Can music win the White House?
Bruce Springsteen has hit the road once more in support of Barack Obama. But can rock stars really make much difference in the brutal world of politics? By Dorian Lynskey.
JUST WHEN he thought he was out, they pull him back in. Having told the New Yorker that he was going to sit this election out, Bruce Springsteen decided to saddle up once more in support of President Barack Obama’s re- election bid. His first appearance was alongside Bill Clinton at a rally in Parma, Ohio, on Friday. Like Clinton, whose convention speech thrilled the faithful last month, Springsteen is well- equipped to inject some emotional heat into a somewhat chilly and apologetic Obama campaign.
In this area Springsteen knows failure as well as success. While 2008 was a dream election for the left in the US, Springsteen was also the star attraction on the 2004 Vote for Change tour in aid of John Kerry. Not one of the swing states visited by the tour changed direction as a result and George Bush returned to the White House.
REM’s Peter Buck has recalled talking to Springsteen’s guitarist Steve Van Zandt backstage: ‘‘We both said: ‘Y’know, I’m glad we’re doing this, but it’s not going to do anything. Kerry’s losing’.’’
So you can see why Springsteen hesitated this time. In campaigning for broader issues, you can claim to be nudging public opinion in the right direction, however slowly, but the brutal calculus of elections allows only for winners and losers. It takes courage to risk being numbered among the latter.
Rock music’s first concerted effort to influence an election ended in the most crushing defeat of all. Such marquee names as Carole King, Grateful Dead and Simon and Garfunkel played benefit shows for anti- war liberal George McGovern in 1972 – Neil Young even recorded a single for the candidate, War Song – and the Republican Richard Nixon still won by a historic landslide. The cherished youth vote, expanded by the lowering in 1971 of the voting age from 21 to 18, failed to materialise in McGovern’s favour.
So much for the power of rock music to win hearts and minds, you might think. And yet Nixon had been troubled by John Lennon’s plans to stage an antiincumbent tour (cancelled due to his deportation fight), so somebody was taking it seriously.
Many disconsolate McGovern supporters, including Lennon and Young, steered away from politics for years afterwards.
In Britain, the same happened to Paul Weller, of Style Council, after Margaret Thatcher’s re-election in 1987. Weller had stifled his suspicion of party politics in order to add his star power to the Red Wedge campaign in support of Neil Kinnock’s Labour Party, and his political commitment never recovered from the failure.
Springsteen admitted to the New Yorker: ‘‘[Political] capital diminishes the more often you do it.’’
The principled yet pragmatic Springsteen must know he has a tricky task ahead.
Unseating a president you hate is much more energising than reelecting one who has disappointed you.

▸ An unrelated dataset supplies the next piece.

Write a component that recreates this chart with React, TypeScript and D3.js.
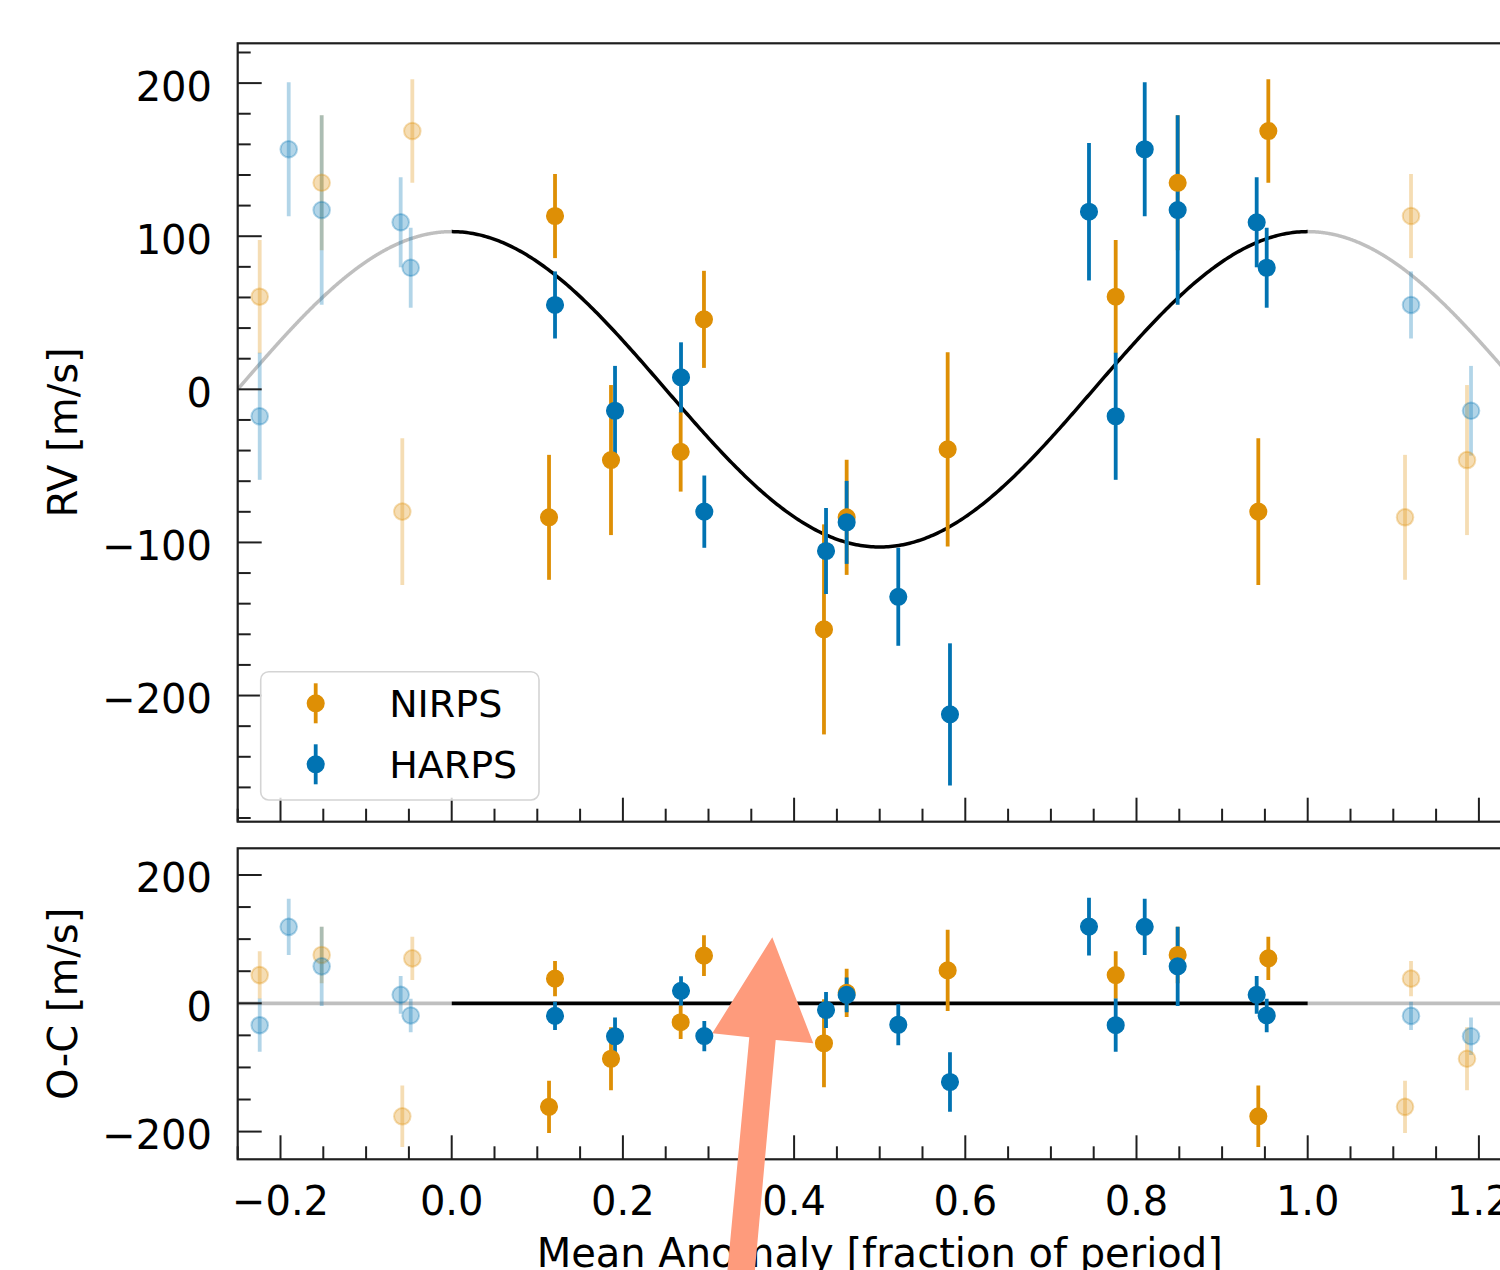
import React from 'react';
import * as d3 from 'd3';

// ---- Data ----
// NIRPS
const PHASE_NIRPS = [0.1207, 0.1137, 0.1861, 0.2675, 0.2947, 0.4349, 0.4614, 0.5794, 0.7757, 0.8481, 0.9540, 0.9423];
const RV_NIRPS = [113.2, -83.6, -46.2, -40.8, 45.7, -156.8, -83.6, -39.2, 60.5, 134.9, 168.7, -79.9];
const ERR_NIRPS = [27.5, 40.8, 49.0, 26.0, 31.7, 68.6, 37.6, 63.4, 37.0, 44.1, 33.8, 47.9];
// HARPS
const PHASE_HARPS = [0.1207, 0.1908, 0.2679, 0.2951, 0.4373, 0.4614, 0.5217, 0.5821, 0.7445, 0.8096, 0.8481, 0.7757, 0.9404, 0.9521];
const RV_HARPS = [55.1, -14.0, 7.8, -79.9, -105.6, -86.9, -135.5, -212.3, 116.0, 156.8, 117.1, -17.6, 109.1, 79.4];
const ERR_HARPS = [21.9, 29.3, 22.9, 23.6, 28.1, 27.1, 32.0, 46.4, 44.9, 43.8, 61.9, 41.5, 29.4, 26.1];

// Keplerian (circular) model semi-amplitude in m/s
const MODEL_K = 103;

const SERIES_NAMES = ['NIRPS', 'HARPS'];

const X_TICKS = [-0.2, 0.0, 0.2, 0.4, 0.6, 0.8, 1.0, 1.2];
const X_TICK_LABELS = ['−0.2', '0.0', '0.2', '0.4', '0.6', '0.8', '1.0', '1.2'];
const RV_TICKS = [200, 100, 0, -100, -200];
const RV_TICK_LABELS = ['200', '100', '0', '−100', '−200'];
const OC_TICKS = [200, 0, -200];
const OC_TICK_LABELS = ['200', '0', '−200'];

// ---- Styles / layout ----
const COLORS = ['#DE8F05', '#0173B2'];
const FONT = '"DejaVu Sans", "Liberation Sans", sans-serif';
const AX = '#1f1f1f';
const LEFT = 237.7;
const RIGHT = 1521.7;
const TOP_Y0 = 43.3, TOP_Y1 = 821.7;
const BOT_Y0 = 848.3, BOT_Y1 = 1159.3;
const MAJ = 24, MIN = 13;
const ARROW = [
  [772.3, 937.3], [813.3, 1043.3], [775.7, 1040], [754.5, 1275],
  [727.0, 1275], [749.3, 1037.3], [712.3, 1033.3],
];

type Pt = { phase: number; v: number; err: number };

function model(p: number) {
  return MODEL_K * Math.cos(2 * Math.PI * p);
}

function build(phases: number[], rvs: number[], errs: number[]) {
  const main: Pt[] = phases.map((p, i) => ({ phase: p, v: rvs[i], err: errs[i] }));
  const faded: Pt[] = [];
  main.forEach((d) => {
    if (d.phase >= 0.75) faded.push({ ...d, phase: d.phase - 1 });
    if (d.phase < 0.25) faded.push({ ...d, phase: d.phase + 1 });
  });
  return { main, faded };
}

export default function App() {
  const x = d3.scaleLinear().domain([-0.25, 1.25]).range([LEFT, RIGHT]);
  const yT = d3.scaleLinear().domain([-282.4, 226]).range([TOP_Y1, TOP_Y0]);
  const yB = d3.scaleLinear().domain([-243.2, 241.6]).range([BOT_Y1, BOT_Y0]);

  const series = [
    build(PHASE_NIRPS, RV_NIRPS, ERR_NIRPS),
    build(PHASE_HARPS, RV_HARPS, ERR_HARPS),
  ];

  const curveLine = d3.line<number>().x((p) => x(p)).y((p) => yT(model(p)));
  const samples = (a: number, b: number) => d3.range(0, 401).map((i) => a + ((b - a) * i) / 400);

  const xMinor = d3.range(-25, 126, 5).map((v) => v / 100).filter((v) => Math.abs(Math.round(v * 5) - v * 5) > 1e-6);
  const rvMinor = d3.range(-280, 221, 20).filter((v) => v % 100 !== 0);
  const ocMinor = d3.range(-200, 241, 50).filter((v) => v % 200 !== 0);

  const renderPoints = (panel: 'top' | 'bot', faded: boolean) => {
    const yS = panel === 'top' ? yT : yB;
    const val = (d: Pt) => (panel === 'top' ? d.v : d.v - model(d.phase));
    const op = faded ? 0.3 : 1;
    const bars = series.map((s, si) => (
      <g key={'b' + si} stroke={COLORS[si]} strokeOpacity={op} strokeWidth={3.8}>
        {(faded ? s.faded : s.main).map((d, i) => (
          <line key={i} x1={x(d.phase)} x2={x(d.phase)} y1={yS(val(d) + d.err)} y2={yS(val(d) - d.err)} />
        ))}
      </g>
    ));
    const marks = series.map((s, si) => (
      <g key={'m' + si} fill={COLORS[si]} fillOpacity={op} stroke={COLORS[si]} strokeOpacity={op} strokeWidth={faded ? 2 : 1.5}>
        {(faded ? s.faded : s.main).map((d, i) => (
          <circle key={i} cx={x(d.phase)} cy={yS(val(d))} r={8.3} />
        ))}
      </g>
    ));
    return (
      <g>
        {bars}
        {marks}
      </g>
    );
  };

  const yAxis = (yS: any, ticks: number[], labels: string[], minor: number[]) => (
    <g>
      {minor.map((v) => (
        <line key={'mn' + v} x1={LEFT} x2={LEFT + MIN} y1={yS(v)} y2={yS(v)} stroke={AX} strokeWidth={2} />
      ))}
      {ticks.map((v, i) => (
        <g key={'mj' + v}>
          <line x1={LEFT} x2={LEFT + MAJ} y1={yS(v)} y2={yS(v)} stroke={AX} strokeWidth={2} />
          <text x={212} y={yS(v) + 17.4} textAnchor="end" fontSize={40} fontFamily={FONT} fill="#000">
            {labels[i]}
          </text>
        </g>
      ))}
    </g>
  );

  const xAxis = (yBottom: number, withLabels: boolean) => (
    <g>
      {xMinor.map((v) => (
        <line key={'xm' + v} x1={x(v)} x2={x(v)} y1={yBottom} y2={yBottom - MIN} stroke={AX} strokeWidth={2} />
      ))}
      {X_TICKS.map((v, i) => (
        <g key={'xM' + v}>
          <line x1={x(v)} x2={x(v)} y1={yBottom} y2={yBottom - MAJ} stroke={AX} strokeWidth={2} />
          {withLabels && (
            <text x={x(v)} y={1215} textAnchor="middle" fontSize={40} fontFamily={FONT} fill="#000">
              {X_TICK_LABELS[i]}
            </text>
          )}
        </g>
      ))}
    </g>
  );

  const legendX = 260.7, legendY = 671.7;

  return (
    <svg
      width={1500}
      height={1270}
      style={{ position: 'absolute', left: 0, top: 0, background: '#fff' }}
    >
      <rect x={0} y={0} width={1500} height={1270} fill="#fff" />
      <defs>
        <clipPath id="clipTop">
          <rect x={LEFT} y={TOP_Y0} width={RIGHT - LEFT} height={TOP_Y1 - TOP_Y0} />
        </clipPath>
        <clipPath id="clipBot">
          <rect x={LEFT} y={BOT_Y0} width={RIGHT - LEFT} height={BOT_Y1 - BOT_Y0} />
        </clipPath>
      </defs>

      {/* Top panel */}
      <g clipPath="url(#clipTop)">
        <path d={curveLine(samples(-0.25, 0)) || ''} fill="none" stroke="#000" strokeOpacity={0.25} strokeWidth={3.5} />
        <path d={curveLine(samples(1, 1.25)) || ''} fill="none" stroke="#000" strokeOpacity={0.25} strokeWidth={3.5} />
        <path d={curveLine(samples(0, 1)) || ''} fill="none" stroke="#000" strokeWidth={3.5} />
        {renderPoints('top', true)}
        {renderPoints('top', false)}
      </g>
      {yAxis(yT, RV_TICKS, RV_TICK_LABELS, rvMinor)}
      {xAxis(TOP_Y1, false)}
      <rect x={LEFT} y={TOP_Y0} width={RIGHT - LEFT} height={TOP_Y1 - TOP_Y0} fill="none" stroke={AX} strokeWidth={2.2} />

      {/* Legend */}
      <g>
        <rect x={legendX} y={legendY} width={278.3} height={128.3} rx={8} fill="#fff" fillOpacity={0.8} stroke="#d4d4d4" strokeWidth={1.6} />
        {SERIES_NAMES.map((name, i) => {
          const cy = legendY + 31.6 + i * 61;
          return (
            <g key={name}>
              <line x1={legendX + 55} x2={legendX + 55} y1={cy - 20} y2={cy + 20} stroke={COLORS[i]} strokeWidth={3.8} />
              <circle cx={legendX + 55} cy={cy} r={8.3} fill={COLORS[i]} stroke={COLORS[i]} strokeWidth={1.5} />
              <text x={legendX + 128.5} y={cy + 13.8} fontSize={38} fontFamily={FONT} fill="#000">
                {name}
              </text>
            </g>
          );
        })}
      </g>

      {/* Bottom panel */}
      <g clipPath="url(#clipBot)">
        <line x1={x(-0.25)} x2={x(0)} y1={yB(0)} y2={yB(0)} stroke="#000" strokeOpacity={0.25} strokeWidth={3.8} />
        <line x1={x(1)} x2={x(1.25)} y1={yB(0)} y2={yB(0)} stroke="#000" strokeOpacity={0.25} strokeWidth={3.8} />
        <line x1={x(0)} x2={x(1)} y1={yB(0)} y2={yB(0)} stroke="#000" strokeWidth={3.8} />
        {renderPoints('bot', true)}
        {renderPoints('bot', false)}
      </g>
      {yAxis(yB, OC_TICKS, OC_TICK_LABELS, ocMinor)}
      {xAxis(BOT_Y1, true)}
      <rect x={LEFT} y={BOT_Y0} width={RIGHT - LEFT} height={BOT_Y1 - BOT_Y0} fill="none" stroke={AX} strokeWidth={2.2} />

      {/* Axis labels */}
      <text
        transform={`translate(76.5, ${(TOP_Y0 + TOP_Y1) / 2}) rotate(-90)`}
        textAnchor="middle"
        fontSize={40}
        fontFamily={FONT}
        fill="#000"
      >
        RV [m/s]
      </text>
      <text
        transform={`translate(76.5, ${(BOT_Y0 + BOT_Y1) / 2}) rotate(-90)`}
        textAnchor="middle"
        fontSize={40}
        fontFamily={FONT}
        fill="#000"
      >
        O-C [m/s]
      </text>
      <text x={x(0.5)} y={1267} textAnchor="middle" fontSize={40} fontFamily={FONT} fill="#000">
        Mean Anomaly [fraction of period]
      </text>

      {/* Annotation arrow overlay */}
      <polygon points={ARROW.map((p) => p.join(',')).join(' ')} fill="#FE9B7C" />
    </svg>
  );
}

It’s notable that many of the musicians who were shouting their support for Obama from the rooftops in 2008 will now express approval only if prompted by interviewers. Perhaps the horrific prospect of a Romney-Ryan White House is only just sinking in.
Jay- Z and Beyonce hosted a fundraising party in New York in September for 100 guests who paid $40,000 ($54,000).
Perhaps the most practically useful thing celebrities can do is help fill the war chest.
Springsteen has little chance of stopping white blue- collar men from backing Mitt Romney 2: 1. They are more likely to see the singer as another celebrity liberal than as a fellow son of toil.
But in a polarised country with few undecideds, ballot-box success rests more on getting out the vote than on winning over swing voters.
Maybe Springsteen saw Obama’s low- voltage debate performance and thought the base needed firing up in a hurry.
An inspiring performance might just provide the visceral jolt that propels someone to the polling station on 6 November, but if Obama loses, Springsteen is wise enough and tough enough not to take it personally.
On the billion-dollar stage of a presidential election, even the biggest celebrities must settle for supporting roles.